■ **DIRECTIONS**
From the listing below, extract every line in which the word "that" appears.

■ **ENTRIES PROVIDED**
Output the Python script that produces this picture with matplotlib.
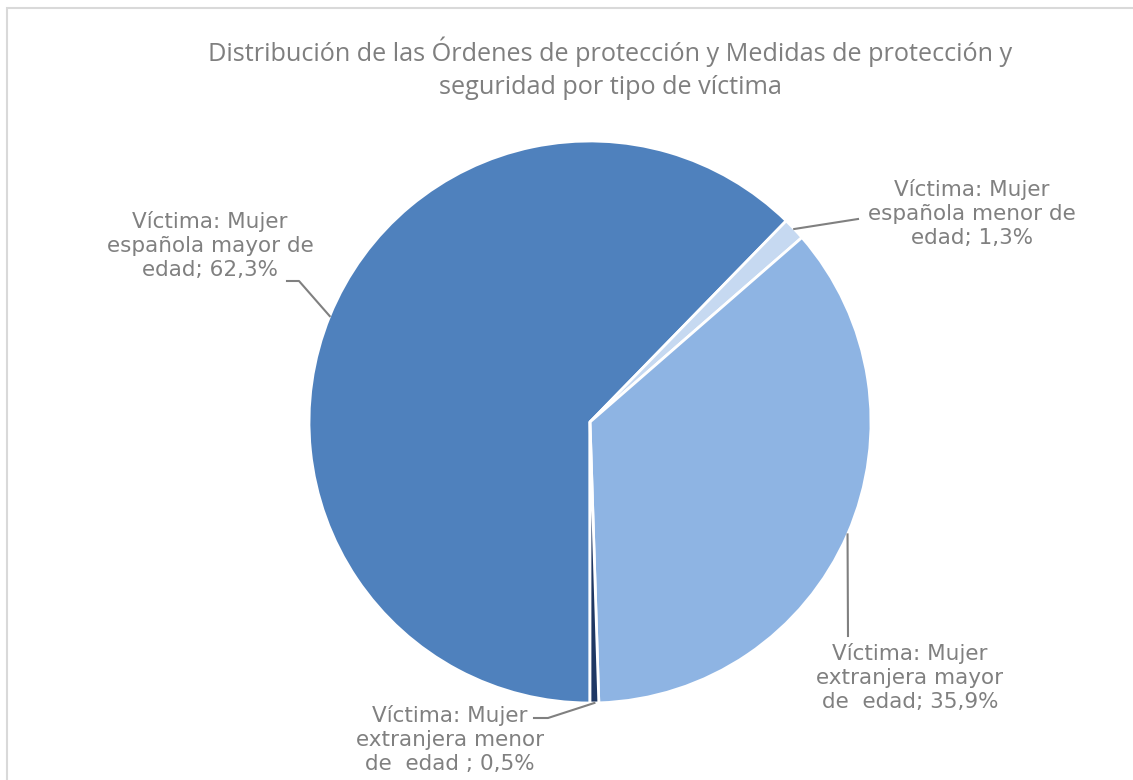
import numpy as np
import matplotlib.pyplot as plt
from matplotlib.patches import Rectangle

# datos (porcentajes por tipo de víctima)
labels = ["Víctima: Mujer\nespañola mayor de\nedad; 62,3%",
          "Víctima: Mujer\nespañola menor de\nedad; 1,3%",
          "Víctima: Mujer\nextranjera mayor\nde  edad; 35,9%",
          "Víctima: Mujer\nextranjera menor\nde  edad ; 0,5%"]
values = [62.3, 1.3, 35.9, 0.5]
colors = ["#4F81BD", "#C6D9F1", "#8EB4E3", "#1F3864"]
title = "Distribución de las Órdenes de protección y Medidas de protección y\nseguridad por tipo de víctima"

W, H = 1133, 780
gray = "#808080"

fig = plt.figure(figsize=(W / 100, H / 100), dpi=100)
ax = fig.add_axes([0, 0, 1, 1])

# marco del gráfico
ax.add_patch(Rectangle((7, -20), W + 20, H - 8 + 20, fill=False,
                       edgecolor="#D9D9D9", linewidth=1.5))

cx, cy, r = 590, H - 422, 281
wedges, _ = ax.pie(values, colors=colors, startangle=-90, counterclock=False,
                   center=(cx, cy), radius=r, frame=True,
                   wedgeprops=dict(edgecolor="white", linewidth=2))
ax.set_xlim(0, W)
ax.set_ylim(0, H)
ax.set_aspect("equal")
ax.axis("off")

ax.text(610, H - 68, title, ha="center", va="center", fontsize=18.2,
        color="#7F7F7F", family="Open Sans", linespacing=1.4)

# posiciones de etiquetas (px desde arriba) y codos de las líneas guía
label_pos = [(210, 245), (972, 213), (910, 677), (450, 740)]
elbows = [[(287, 281), (299, 281)],
          [(858, 219)],
          [(848, 636)],
          [(534, 718), (548, 718)]]

for i, w in enumerate(wedges):
    ang = np.deg2rad((w.theta1 + w.theta2) / 2)
    px, py = cx + r * np.cos(ang), cy + r * np.sin(ang)
    pts = [(x, H - y) for x, y in elbows[i]] + [(px, py)]
    xs, ys = zip(*pts)
    ax.plot(xs, ys, color=gray, linewidth=1.5)
    lx, ly = label_pos[i]
    ax.text(lx, H - ly, labels[i], ha="center", va="center", fontsize=15.5,
            color=gray, family="DejaVu Sans", linespacing=1.25)

fig.savefig("out.png", dpi=100, facecolor="white")
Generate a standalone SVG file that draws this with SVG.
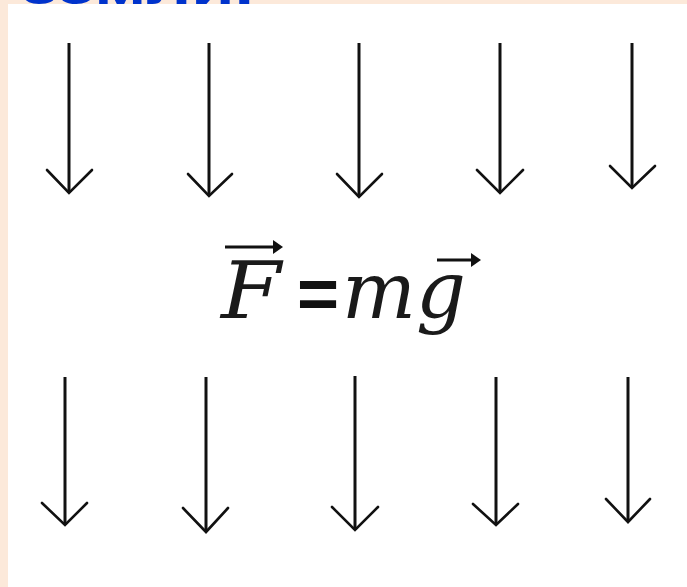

■ **FINISHED TASK**
Output the Python script that produces this picture with matplotlib.
Generate a standalone SVG file that draws this with SVG.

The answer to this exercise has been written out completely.